Un anno fa, per comprare un euro servivano 1,29 dollari. A dicembre 2009 ne occorrevano 1,50 e oggi siamo intorno a 1,34. Si prevede un ulteriore ribasso verso quota 1,30 e nessuno più avanza ipotesi sulla moneta unica come nuova divisa internazionale sostitutiva del dollaro. Al contrario, da inizio anno è la peggiore tra le 35 valute più scambiate al mondo. Qualche settimana fa, il Wall Street Journal ha parlato di un attacco all’euro da parte di hedge fund e grandi banche americane, fatto su cui sta indagando la Sec (l’autorità di vigilanza sui mercati).

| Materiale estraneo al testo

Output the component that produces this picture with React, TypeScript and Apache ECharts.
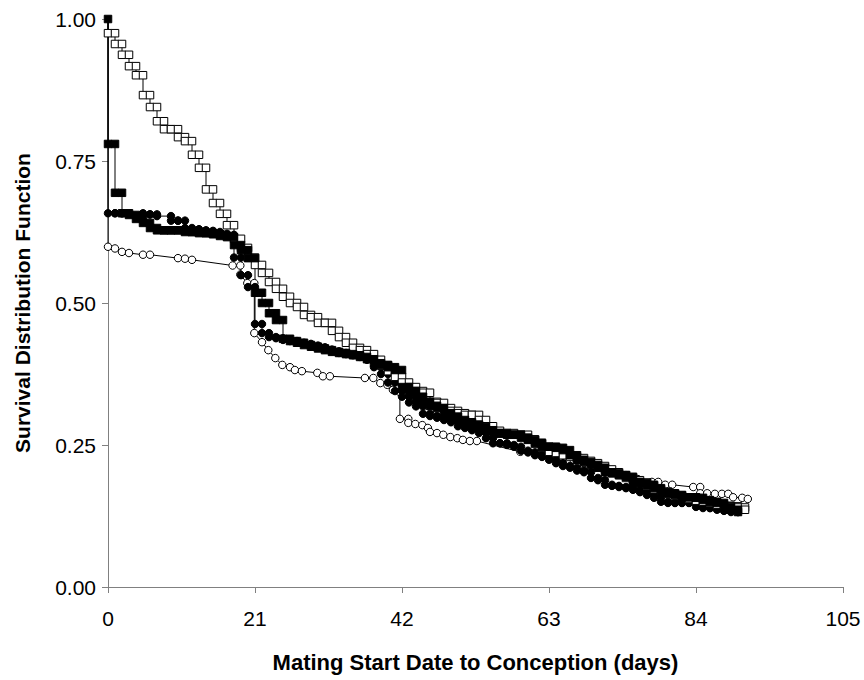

Sul mercato dei cambi, i colpi di scena non fanno notizia, data la volatilità che lo caratterizza, ma in questo caso la situazione è più complessa, perché l’euro ha perso un’opportunità di affermazione come divisa internazionale e allo stesso tempo il dollaro conserva questo status senza però avere la solidità di una volta e perdendo comunque terreno nei confronti delle valute emergenti.
Fardello greco
Ad interrompere la corsa della moneta unica e scatenare la speculazione è stata la Grecia, in bilico tra il default e un salvataggio in extremis. I rendimenti dei titoli di Stato decennali ellenici hanno toccato il livello record dell’8,29%, ossia 5,21 punti percentuali in più rispetto ai Bund tedeschi, presi come riferimento dal mercato del reddito fisso europeo. Il percorso per soccorrere Atene è più tortuoso del previsto e gli investitori, da sempre avversi all’incertezza, si domandano quante probabilità ci siano per la Grecia di mantenere i propri impegni finanziari e quali saranno i tempi per l’erogazione degli aiuti. Intanto, anche il Portogallo vacilla.
“L’operatività che va per la maggiore sul mercato è proprio quella di vendere sui rimbalzi”, dice Ashraf Laidi, capo strategist di CMC Markets, per il quale il trend ribassista proseguirà. “Lo scenario di quota 1,30 dollari rimane molto realista e a seguire quello di 1,27”. Sulla stessa linea JC Investimenti, che in un report dal titolo “Nubi oscure”, indica come soglia critica 1,34. Al di sopra di questo livello, gli analisti suggeriscono appunto di assumere una posizione di “sell on rally”. “Il livello che costringerebbe a rinunciare a questa strategia”, dicono, “rimane l’importante 1,3850 che da quasi tre mesi risulta inattaccabile”.
Per la moneta comunitaria sono tempi duri, ma non è la prima volta nella sua relativamente recente storia. In particolare, tra il 1999 (anno di introduzione) e il 2002 ha perso circa il 31% (toccando un minimo ben più basso di quello odierno a ridosso di 0,82 dollari), principalmente a causa della quotazione per eccesso e della situazione economica di Eurolandia assai meno rosea di quella americana. Nel 2005, il calo è stato del 14%, dovuto all’incertezza sull’Unione, dopo l’esito negativo dei referendum sulla Costituzione in Francia e Olanda e alla differente politica monetaria della Bce e della Federal Reserve.”L’attuale discesa è simile a quella del 1999-2000”, dice Laidi, “Per la prima volta, però, la moneta unica affronta seri dubbi su un possibile default di un suo membro e sul quadro regolamentare dei salvataggi”. La differenza rispetto a dieci anni fa è che la necessità di politiche più restrittive nei Paesi del Mediterraneo potrebbe non essere controbilanciata da un aumento della domanda in Francia e Germania.
Senza alternative
Il rovescio della medaglia della discesa dell’euro è la salita del dollaro, che però non poggia su solidi fondamentali. Gli Stati Uniti non si sono ancora risollevati dalla crisi finanziaria, di cui sono stati l’epicentro e non sono più la locomotiva economica del mondo. Inoltre, sono la nazione più indebitata a livello globale. Tuttavia, il biglietto verde mantiene il suo status, come è emerso da uno studio della Federal Reserve di New York, in base al quale è ancora la banconota più usata all’estero, quella di paragone per molte altre divise e più impiegata come riserva valutaria. Come dire, la sua posizione dominante è dovuta alla mancanza di una reale alternativa.